▸ **Work to complete**: Look through the entries below and count the lines with the word "source" in them; give only the number.

▸ **Material provided**:
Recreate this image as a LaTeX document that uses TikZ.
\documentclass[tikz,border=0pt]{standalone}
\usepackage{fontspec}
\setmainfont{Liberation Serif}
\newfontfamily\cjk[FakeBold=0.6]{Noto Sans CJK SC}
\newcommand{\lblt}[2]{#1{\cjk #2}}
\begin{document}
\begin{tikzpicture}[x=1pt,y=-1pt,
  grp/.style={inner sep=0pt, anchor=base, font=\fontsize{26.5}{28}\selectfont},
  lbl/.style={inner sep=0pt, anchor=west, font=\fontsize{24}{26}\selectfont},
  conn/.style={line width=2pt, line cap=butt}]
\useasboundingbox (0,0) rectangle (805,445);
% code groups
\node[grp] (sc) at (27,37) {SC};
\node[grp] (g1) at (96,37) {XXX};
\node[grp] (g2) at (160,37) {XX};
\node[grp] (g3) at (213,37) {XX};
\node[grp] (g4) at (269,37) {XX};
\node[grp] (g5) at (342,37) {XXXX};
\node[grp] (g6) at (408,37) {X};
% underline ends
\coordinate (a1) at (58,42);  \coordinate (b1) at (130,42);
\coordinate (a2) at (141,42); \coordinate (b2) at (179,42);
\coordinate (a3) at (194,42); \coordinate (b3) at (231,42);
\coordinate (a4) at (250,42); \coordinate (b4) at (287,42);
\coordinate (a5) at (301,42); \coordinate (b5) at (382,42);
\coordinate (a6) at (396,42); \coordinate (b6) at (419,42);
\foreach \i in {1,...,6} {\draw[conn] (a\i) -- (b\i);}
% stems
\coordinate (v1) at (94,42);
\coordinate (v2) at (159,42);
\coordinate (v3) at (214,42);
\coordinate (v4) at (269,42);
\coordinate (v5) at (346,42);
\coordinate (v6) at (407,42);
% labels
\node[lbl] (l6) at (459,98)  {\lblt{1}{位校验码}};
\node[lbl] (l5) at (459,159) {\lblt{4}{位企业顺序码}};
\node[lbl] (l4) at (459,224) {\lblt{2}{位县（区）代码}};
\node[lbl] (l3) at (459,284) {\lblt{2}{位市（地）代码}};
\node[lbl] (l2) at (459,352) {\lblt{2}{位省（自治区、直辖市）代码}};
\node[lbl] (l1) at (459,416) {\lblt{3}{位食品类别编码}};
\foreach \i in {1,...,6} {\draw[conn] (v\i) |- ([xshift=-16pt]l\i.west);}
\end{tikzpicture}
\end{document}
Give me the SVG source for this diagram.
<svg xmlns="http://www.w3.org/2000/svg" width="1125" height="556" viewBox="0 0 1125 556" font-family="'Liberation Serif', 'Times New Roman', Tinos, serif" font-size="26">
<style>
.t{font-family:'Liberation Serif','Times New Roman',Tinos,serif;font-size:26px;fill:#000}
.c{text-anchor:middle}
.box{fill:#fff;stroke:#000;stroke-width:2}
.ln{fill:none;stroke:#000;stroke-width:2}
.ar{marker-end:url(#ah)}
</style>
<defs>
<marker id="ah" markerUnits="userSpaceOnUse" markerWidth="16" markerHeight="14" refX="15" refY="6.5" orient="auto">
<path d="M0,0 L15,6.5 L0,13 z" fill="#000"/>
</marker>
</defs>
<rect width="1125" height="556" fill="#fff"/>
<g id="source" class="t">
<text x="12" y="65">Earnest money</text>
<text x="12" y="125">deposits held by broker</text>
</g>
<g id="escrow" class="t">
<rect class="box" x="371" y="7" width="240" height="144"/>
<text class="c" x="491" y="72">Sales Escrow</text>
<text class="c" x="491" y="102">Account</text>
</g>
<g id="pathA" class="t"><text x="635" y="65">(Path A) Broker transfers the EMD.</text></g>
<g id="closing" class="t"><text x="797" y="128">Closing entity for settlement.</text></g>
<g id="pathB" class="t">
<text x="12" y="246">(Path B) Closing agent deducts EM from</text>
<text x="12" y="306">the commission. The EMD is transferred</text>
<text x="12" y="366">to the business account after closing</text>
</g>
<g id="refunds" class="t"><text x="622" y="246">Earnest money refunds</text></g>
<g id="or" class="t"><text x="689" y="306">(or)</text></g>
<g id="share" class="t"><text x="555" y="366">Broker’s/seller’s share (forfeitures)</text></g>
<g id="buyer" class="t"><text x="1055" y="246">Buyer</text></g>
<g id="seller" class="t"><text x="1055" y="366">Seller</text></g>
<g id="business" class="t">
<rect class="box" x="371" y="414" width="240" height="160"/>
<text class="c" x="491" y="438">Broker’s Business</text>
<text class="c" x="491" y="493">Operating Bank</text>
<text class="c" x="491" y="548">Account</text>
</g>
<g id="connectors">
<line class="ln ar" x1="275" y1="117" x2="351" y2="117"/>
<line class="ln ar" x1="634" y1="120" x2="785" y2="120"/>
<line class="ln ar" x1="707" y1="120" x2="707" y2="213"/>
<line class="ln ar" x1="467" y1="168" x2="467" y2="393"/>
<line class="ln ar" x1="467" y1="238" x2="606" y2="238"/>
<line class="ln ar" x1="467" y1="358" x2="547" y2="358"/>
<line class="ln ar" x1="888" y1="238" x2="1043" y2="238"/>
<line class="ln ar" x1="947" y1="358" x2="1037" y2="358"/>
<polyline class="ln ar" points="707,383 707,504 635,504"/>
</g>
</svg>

==

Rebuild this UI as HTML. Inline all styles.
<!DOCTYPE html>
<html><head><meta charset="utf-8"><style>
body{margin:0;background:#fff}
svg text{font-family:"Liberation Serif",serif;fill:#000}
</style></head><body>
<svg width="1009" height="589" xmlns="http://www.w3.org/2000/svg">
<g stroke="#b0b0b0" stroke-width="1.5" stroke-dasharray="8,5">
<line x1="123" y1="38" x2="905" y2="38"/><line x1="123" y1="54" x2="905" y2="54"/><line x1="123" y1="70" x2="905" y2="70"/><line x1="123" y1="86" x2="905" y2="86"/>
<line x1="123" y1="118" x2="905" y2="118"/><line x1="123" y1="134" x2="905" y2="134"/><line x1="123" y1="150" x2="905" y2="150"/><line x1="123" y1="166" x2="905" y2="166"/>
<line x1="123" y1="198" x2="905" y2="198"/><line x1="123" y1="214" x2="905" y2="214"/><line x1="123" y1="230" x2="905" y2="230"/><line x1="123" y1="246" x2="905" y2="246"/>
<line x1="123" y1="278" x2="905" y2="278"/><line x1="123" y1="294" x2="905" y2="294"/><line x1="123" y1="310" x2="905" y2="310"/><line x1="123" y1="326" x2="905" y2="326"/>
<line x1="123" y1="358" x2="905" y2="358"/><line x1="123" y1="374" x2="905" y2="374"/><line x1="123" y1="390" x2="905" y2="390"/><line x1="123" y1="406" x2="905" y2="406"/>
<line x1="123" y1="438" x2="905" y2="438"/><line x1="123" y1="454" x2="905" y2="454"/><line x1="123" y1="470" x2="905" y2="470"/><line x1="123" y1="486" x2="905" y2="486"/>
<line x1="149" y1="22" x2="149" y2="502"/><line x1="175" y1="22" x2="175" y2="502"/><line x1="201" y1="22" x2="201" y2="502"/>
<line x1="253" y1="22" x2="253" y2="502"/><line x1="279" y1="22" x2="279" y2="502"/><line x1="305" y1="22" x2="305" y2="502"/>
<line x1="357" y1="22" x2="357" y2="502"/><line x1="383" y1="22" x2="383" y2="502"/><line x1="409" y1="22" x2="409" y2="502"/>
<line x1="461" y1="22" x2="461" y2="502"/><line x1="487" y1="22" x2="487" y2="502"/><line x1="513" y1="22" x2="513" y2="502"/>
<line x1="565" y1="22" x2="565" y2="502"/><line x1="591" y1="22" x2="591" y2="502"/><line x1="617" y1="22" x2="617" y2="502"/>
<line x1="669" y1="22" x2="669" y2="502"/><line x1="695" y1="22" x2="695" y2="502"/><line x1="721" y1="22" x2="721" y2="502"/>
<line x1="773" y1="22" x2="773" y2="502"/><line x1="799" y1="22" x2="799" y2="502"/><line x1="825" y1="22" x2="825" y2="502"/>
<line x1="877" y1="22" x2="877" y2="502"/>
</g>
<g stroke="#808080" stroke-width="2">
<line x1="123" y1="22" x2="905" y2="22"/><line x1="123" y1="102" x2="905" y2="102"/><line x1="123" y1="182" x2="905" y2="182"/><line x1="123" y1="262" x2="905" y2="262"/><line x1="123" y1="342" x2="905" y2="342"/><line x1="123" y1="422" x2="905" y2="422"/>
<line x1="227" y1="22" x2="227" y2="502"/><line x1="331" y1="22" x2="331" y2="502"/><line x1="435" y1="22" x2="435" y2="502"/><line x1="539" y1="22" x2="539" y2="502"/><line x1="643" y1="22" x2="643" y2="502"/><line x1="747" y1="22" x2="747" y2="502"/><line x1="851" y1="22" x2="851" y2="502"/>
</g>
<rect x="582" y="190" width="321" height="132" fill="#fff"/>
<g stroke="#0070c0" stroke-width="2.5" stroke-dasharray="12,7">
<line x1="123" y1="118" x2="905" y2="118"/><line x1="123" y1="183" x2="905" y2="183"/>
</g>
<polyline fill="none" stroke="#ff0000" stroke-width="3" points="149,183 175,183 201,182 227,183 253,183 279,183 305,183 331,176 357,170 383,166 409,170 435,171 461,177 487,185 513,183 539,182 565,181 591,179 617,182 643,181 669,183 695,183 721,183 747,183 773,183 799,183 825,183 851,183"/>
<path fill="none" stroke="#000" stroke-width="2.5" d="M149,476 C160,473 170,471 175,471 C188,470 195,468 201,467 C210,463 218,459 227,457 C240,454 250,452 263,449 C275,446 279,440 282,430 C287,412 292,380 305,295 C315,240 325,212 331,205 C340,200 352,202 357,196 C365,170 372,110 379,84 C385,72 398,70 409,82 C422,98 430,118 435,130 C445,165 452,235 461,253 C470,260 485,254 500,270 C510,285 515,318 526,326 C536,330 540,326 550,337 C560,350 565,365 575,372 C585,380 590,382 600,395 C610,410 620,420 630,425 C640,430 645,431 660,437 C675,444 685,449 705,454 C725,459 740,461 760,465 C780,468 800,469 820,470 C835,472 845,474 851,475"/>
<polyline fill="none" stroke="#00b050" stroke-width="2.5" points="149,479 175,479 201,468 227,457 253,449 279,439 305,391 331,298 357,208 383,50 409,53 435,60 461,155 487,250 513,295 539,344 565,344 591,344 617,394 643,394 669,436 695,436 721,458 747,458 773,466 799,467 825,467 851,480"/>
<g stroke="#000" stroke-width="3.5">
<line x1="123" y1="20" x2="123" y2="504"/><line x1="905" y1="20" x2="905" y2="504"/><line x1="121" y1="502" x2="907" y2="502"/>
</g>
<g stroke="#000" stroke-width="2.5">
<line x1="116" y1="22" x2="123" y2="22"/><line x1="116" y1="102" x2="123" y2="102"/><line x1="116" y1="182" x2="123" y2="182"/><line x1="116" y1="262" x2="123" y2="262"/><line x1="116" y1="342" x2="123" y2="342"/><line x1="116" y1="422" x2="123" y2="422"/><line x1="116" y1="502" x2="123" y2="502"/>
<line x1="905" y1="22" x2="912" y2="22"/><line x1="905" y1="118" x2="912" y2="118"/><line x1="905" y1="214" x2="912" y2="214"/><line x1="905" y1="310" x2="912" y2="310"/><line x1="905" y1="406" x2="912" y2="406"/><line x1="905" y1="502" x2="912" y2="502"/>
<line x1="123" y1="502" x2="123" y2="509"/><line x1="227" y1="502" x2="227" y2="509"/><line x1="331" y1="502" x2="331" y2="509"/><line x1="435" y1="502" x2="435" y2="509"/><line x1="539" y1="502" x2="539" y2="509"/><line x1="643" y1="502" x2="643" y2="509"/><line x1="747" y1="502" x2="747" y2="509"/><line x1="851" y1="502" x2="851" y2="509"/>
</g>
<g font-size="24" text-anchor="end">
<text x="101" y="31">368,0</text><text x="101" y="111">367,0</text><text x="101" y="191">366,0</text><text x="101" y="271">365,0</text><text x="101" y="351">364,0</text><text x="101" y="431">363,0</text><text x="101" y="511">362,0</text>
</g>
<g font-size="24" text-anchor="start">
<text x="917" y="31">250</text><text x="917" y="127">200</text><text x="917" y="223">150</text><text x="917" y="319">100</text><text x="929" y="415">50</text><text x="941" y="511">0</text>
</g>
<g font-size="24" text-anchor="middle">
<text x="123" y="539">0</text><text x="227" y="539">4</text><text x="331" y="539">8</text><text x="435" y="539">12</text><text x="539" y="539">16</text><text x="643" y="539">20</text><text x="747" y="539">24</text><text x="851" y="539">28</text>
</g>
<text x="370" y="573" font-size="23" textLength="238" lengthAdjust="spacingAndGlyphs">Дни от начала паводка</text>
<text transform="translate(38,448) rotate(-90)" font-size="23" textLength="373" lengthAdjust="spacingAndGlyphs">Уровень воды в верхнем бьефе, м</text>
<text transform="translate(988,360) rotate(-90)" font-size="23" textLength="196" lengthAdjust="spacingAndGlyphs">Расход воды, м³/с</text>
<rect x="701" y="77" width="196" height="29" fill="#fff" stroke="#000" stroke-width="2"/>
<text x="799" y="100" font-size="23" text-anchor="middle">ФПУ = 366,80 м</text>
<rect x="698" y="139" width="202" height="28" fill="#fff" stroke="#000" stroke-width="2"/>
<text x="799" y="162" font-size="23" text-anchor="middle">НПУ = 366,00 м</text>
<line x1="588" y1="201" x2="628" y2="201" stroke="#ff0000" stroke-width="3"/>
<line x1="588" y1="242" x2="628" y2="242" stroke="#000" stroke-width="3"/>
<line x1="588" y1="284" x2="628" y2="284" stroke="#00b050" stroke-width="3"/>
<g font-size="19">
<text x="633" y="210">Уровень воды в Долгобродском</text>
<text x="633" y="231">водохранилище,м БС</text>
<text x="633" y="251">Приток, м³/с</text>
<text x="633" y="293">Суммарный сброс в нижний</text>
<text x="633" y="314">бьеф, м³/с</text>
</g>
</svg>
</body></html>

▸ **Answer in full**: 2